╭──
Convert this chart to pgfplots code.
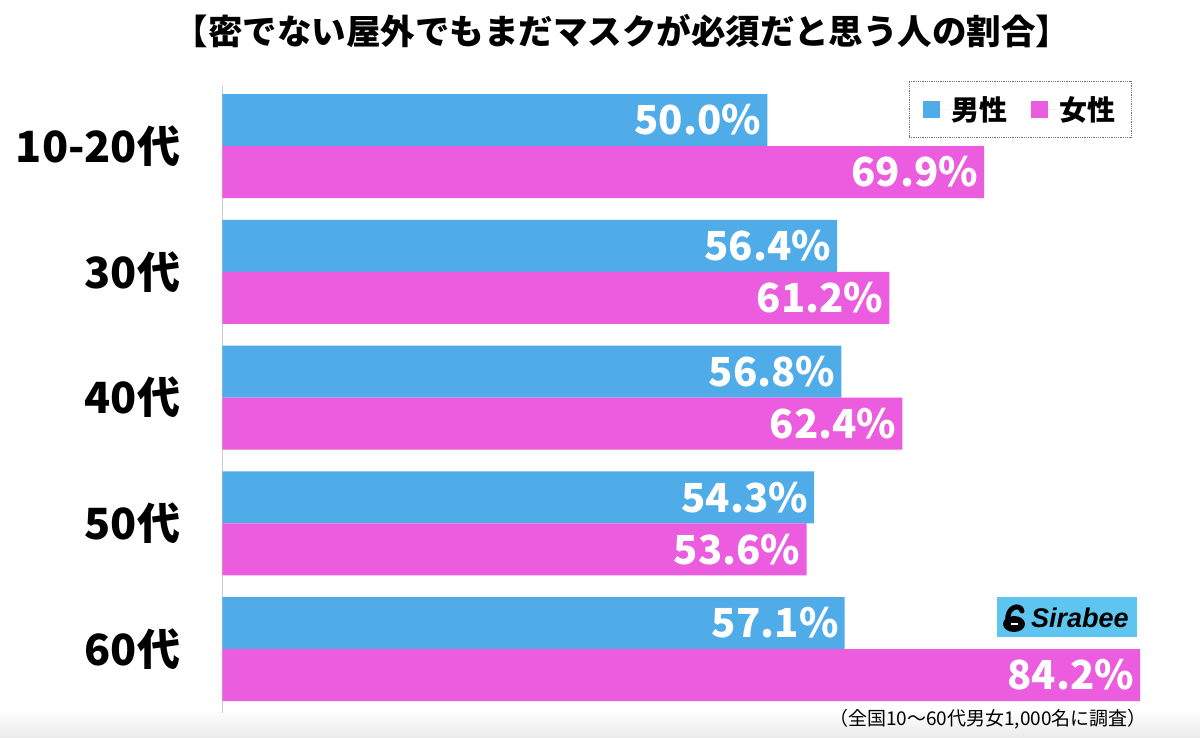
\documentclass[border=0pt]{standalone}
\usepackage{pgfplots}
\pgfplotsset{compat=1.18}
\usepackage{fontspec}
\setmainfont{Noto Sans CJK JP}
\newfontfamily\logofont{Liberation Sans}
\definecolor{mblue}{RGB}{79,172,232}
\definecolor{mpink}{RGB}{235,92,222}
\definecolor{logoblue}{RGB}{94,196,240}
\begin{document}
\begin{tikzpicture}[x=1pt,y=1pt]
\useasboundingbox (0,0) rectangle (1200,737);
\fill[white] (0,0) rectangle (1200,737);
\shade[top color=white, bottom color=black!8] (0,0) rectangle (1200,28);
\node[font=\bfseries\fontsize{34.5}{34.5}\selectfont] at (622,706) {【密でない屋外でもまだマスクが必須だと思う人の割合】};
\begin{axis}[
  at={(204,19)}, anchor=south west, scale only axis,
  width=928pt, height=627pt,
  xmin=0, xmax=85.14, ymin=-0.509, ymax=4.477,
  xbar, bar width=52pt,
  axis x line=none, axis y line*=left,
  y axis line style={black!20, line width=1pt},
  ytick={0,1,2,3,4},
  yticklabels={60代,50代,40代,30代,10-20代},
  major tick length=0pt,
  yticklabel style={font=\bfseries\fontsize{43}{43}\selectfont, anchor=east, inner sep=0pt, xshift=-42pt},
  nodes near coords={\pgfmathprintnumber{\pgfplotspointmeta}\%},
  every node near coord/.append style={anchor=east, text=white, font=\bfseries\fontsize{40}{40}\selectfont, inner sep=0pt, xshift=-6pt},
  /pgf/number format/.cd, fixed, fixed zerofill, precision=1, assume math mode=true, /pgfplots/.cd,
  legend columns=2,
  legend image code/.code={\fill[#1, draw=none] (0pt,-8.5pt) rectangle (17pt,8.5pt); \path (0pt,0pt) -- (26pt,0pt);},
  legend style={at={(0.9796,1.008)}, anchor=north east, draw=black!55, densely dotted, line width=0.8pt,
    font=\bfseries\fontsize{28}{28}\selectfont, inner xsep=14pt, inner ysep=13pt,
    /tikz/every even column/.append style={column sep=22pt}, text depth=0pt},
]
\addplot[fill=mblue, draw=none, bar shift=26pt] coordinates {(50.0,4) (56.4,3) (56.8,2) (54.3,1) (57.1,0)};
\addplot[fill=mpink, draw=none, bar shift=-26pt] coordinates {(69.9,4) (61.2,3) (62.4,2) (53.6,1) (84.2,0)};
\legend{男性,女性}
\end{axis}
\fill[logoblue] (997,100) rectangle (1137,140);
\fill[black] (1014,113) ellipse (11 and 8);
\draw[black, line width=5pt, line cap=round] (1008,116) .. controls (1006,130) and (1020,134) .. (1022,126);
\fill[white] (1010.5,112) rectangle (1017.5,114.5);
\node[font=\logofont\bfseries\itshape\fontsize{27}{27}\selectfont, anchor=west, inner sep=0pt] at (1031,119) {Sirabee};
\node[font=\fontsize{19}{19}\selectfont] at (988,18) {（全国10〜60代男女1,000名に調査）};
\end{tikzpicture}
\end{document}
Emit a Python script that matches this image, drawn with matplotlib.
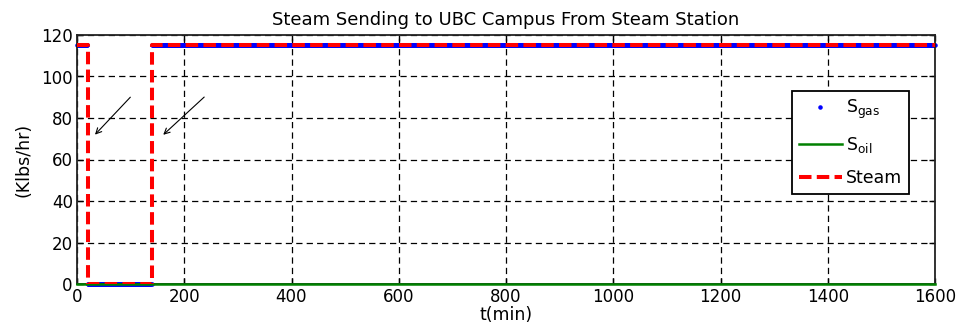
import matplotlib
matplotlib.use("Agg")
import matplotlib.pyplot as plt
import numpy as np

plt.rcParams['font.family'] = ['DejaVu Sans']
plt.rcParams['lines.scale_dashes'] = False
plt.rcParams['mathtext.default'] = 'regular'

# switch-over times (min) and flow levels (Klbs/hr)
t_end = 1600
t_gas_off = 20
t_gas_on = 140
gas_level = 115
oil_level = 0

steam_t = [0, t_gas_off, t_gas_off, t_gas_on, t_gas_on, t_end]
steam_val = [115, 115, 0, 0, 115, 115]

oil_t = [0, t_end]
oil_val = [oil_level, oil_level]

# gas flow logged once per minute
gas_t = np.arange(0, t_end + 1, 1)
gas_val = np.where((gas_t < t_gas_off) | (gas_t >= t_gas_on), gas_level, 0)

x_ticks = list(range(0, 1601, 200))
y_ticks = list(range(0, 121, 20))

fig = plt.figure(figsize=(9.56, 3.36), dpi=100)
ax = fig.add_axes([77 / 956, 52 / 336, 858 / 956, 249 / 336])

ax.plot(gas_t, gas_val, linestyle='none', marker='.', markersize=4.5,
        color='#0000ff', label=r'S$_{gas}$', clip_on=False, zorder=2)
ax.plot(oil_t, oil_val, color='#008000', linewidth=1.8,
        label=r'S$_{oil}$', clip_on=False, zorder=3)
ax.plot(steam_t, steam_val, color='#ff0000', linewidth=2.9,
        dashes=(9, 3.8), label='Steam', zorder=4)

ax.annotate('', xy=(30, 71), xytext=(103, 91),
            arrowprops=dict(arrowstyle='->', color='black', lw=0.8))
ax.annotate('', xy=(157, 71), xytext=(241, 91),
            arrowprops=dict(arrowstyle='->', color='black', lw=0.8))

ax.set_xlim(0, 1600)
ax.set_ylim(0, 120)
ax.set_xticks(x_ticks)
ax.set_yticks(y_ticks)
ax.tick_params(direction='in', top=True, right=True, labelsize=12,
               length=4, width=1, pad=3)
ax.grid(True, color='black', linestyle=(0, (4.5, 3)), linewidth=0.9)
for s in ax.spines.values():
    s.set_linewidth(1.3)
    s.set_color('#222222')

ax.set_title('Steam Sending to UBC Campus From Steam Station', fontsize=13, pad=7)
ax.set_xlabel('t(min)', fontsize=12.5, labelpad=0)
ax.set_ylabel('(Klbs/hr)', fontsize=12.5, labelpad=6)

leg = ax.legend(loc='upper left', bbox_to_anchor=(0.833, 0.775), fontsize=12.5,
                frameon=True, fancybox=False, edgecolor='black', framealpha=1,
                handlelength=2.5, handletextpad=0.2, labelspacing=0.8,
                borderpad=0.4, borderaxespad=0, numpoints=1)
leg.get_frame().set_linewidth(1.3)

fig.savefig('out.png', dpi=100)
╰──
▶ _SHORT PROBLEM_
Transcribe each line above verbatim, with the pictures left out.

▶ _WRITTEN ANSWER_
Convert this chart to pgfplots code.
\documentclass[border=0pt]{standalone}
\usepackage{pgfplots}
\pgfplotsset{compat=1.18}
\usepackage{fontspec}
\setmainfont{Noto Sans CJK JP}
\newfontfamily\logofont{Liberation Sans}
\definecolor{mblue}{RGB}{79,172,232}
\definecolor{mpink}{RGB}{235,92,222}
\definecolor{logoblue}{RGB}{94,196,240}
\begin{document}
\begin{tikzpicture}[x=1pt,y=1pt]
\useasboundingbox (0,0) rectangle (1200,737);
\fill[white] (0,0) rectangle (1200,737);
\shade[top color=white, bottom color=black!8] (0,0) rectangle (1200,28);
\node[font=\bfseries\fontsize{34.5}{34.5}\selectfont] at (622,706) {【密でない屋外でもまだマスクが必須だと思う人の割合】};
\begin{axis}[
  at={(204,19)}, anchor=south west, scale only axis,
  width=928pt, height=627pt,
  xmin=0, xmax=85.14, ymin=-0.509, ymax=4.477,
  xbar, bar width=52pt,
  axis x line=none, axis y line*=left,
  y axis line style={black!20, line width=1pt},
  ytick={0,1,2,3,4},
  yticklabels={60代,50代,40代,30代,10-20代},
  major tick length=0pt,
  yticklabel style={font=\bfseries\fontsize{43}{43}\selectfont, anchor=east, inner sep=0pt, xshift=-42pt},
  nodes near coords={\pgfmathprintnumber{\pgfplotspointmeta}\%},
  every node near coord/.append style={anchor=east, text=white, font=\bfseries\fontsize{40}{40}\selectfont, inner sep=0pt, xshift=-6pt},
  /pgf/number format/.cd, fixed, fixed zerofill, precision=1, assume math mode=true, /pgfplots/.cd,
  legend columns=2,
  legend image code/.code={\fill[#1, draw=none] (0pt,-8.5pt) rectangle (17pt,8.5pt); \path (0pt,0pt) -- (26pt,0pt);},
  legend style={at={(0.9796,1.008)}, anchor=north east, draw=black!55, densely dotted, line width=0.8pt,
    font=\bfseries\fontsize{28}{28}\selectfont, inner xsep=14pt, inner ysep=13pt,
    /tikz/every even column/.append style={column sep=22pt}, text depth=0pt},
]
\addplot[fill=mblue, draw=none, bar shift=26pt] coordinates {(50.0,4) (56.4,3) (56.8,2) (54.3,1) (57.1,0)};
\addplot[fill=mpink, draw=none, bar shift=-26pt] coordinates {(69.9,4) (61.2,3) (62.4,2) (53.6,1) (84.2,0)};
\legend{男性,女性}
\end{axis}
\fill[logoblue] (997,100) rectangle (1137,140);
\fill[black] (1014,113) ellipse (11 and 8);
\draw[black, line width=5pt, line cap=round] (1008,116) .. controls (1006,130) and (1020,134) .. (1022,126);
\fill[white] (1010.5,112) rectangle (1017.5,114.5);
\node[font=\logofont\bfseries\itshape\fontsize{27}{27}\selectfont, anchor=west, inner sep=0pt] at (1031,119) {Sirabee};
\node[font=\fontsize{19}{19}\selectfont] at (988,18) {（全国10〜60代男女1,000名に調査）};
\end{tikzpicture}
\end{document}
Emit a Python script that matches this image, drawn with matplotlib.
import matplotlib
matplotlib.use("Agg")
import matplotlib.pyplot as plt
import numpy as np

plt.rcParams['font.family'] = ['DejaVu Sans']
plt.rcParams['lines.scale_dashes'] = False
plt.rcParams['mathtext.default'] = 'regular'

# switch-over times (min) and flow levels (Klbs/hr)
t_end = 1600
t_gas_off = 20
t_gas_on = 140
gas_level = 115
oil_level = 0

steam_t = [0, t_gas_off, t_gas_off, t_gas_on, t_gas_on, t_end]
steam_val = [115, 115, 0, 0, 115, 115]

oil_t = [0, t_end]
oil_val = [oil_level, oil_level]

# gas flow logged once per minute
gas_t = np.arange(0, t_end + 1, 1)
gas_val = np.where((gas_t < t_gas_off) | (gas_t >= t_gas_on), gas_level, 0)

x_ticks = list(range(0, 1601, 200))
y_ticks = list(range(0, 121, 20))

fig = plt.figure(figsize=(9.56, 3.36), dpi=100)
ax = fig.add_axes([77 / 956, 52 / 336, 858 / 956, 249 / 336])

ax.plot(gas_t, gas_val, linestyle='none', marker='.', markersize=4.5,
        color='#0000ff', label=r'S$_{gas}$', clip_on=False, zorder=2)
ax.plot(oil_t, oil_val, color='#008000', linewidth=1.8,
        label=r'S$_{oil}$', clip_on=False, zorder=3)
ax.plot(steam_t, steam_val, color='#ff0000', linewidth=2.9,
        dashes=(9, 3.8), label='Steam', zorder=4)

ax.annotate('', xy=(30, 71), xytext=(103, 91),
            arrowprops=dict(arrowstyle='->', color='black', lw=0.8))
ax.annotate('', xy=(157, 71), xytext=(241, 91),
            arrowprops=dict(arrowstyle='->', color='black', lw=0.8))

ax.set_xlim(0, 1600)
ax.set_ylim(0, 120)
ax.set_xticks(x_ticks)
ax.set_yticks(y_ticks)
ax.tick_params(direction='in', top=True, right=True, labelsize=12,
               length=4, width=1, pad=3)
ax.grid(True, color='black', linestyle=(0, (4.5, 3)), linewidth=0.9)
for s in ax.spines.values():
    s.set_linewidth(1.3)
    s.set_color('#222222')

ax.set_title('Steam Sending to UBC Campus From Steam Station', fontsize=13, pad=7)
ax.set_xlabel('t(min)', fontsize=12.5, labelpad=0)
ax.set_ylabel('(Klbs/hr)', fontsize=12.5, labelpad=6)

leg = ax.legend(loc='upper left', bbox_to_anchor=(0.833, 0.775), fontsize=12.5,
                frameon=True, fancybox=False, edgecolor='black', framealpha=1,
                handlelength=2.5, handletextpad=0.2, labelspacing=0.8,
                borderpad=0.4, borderaxespad=0, numpoints=1)
leg.get_frame().set_linewidth(1.3)

fig.savefig('out.png', dpi=100)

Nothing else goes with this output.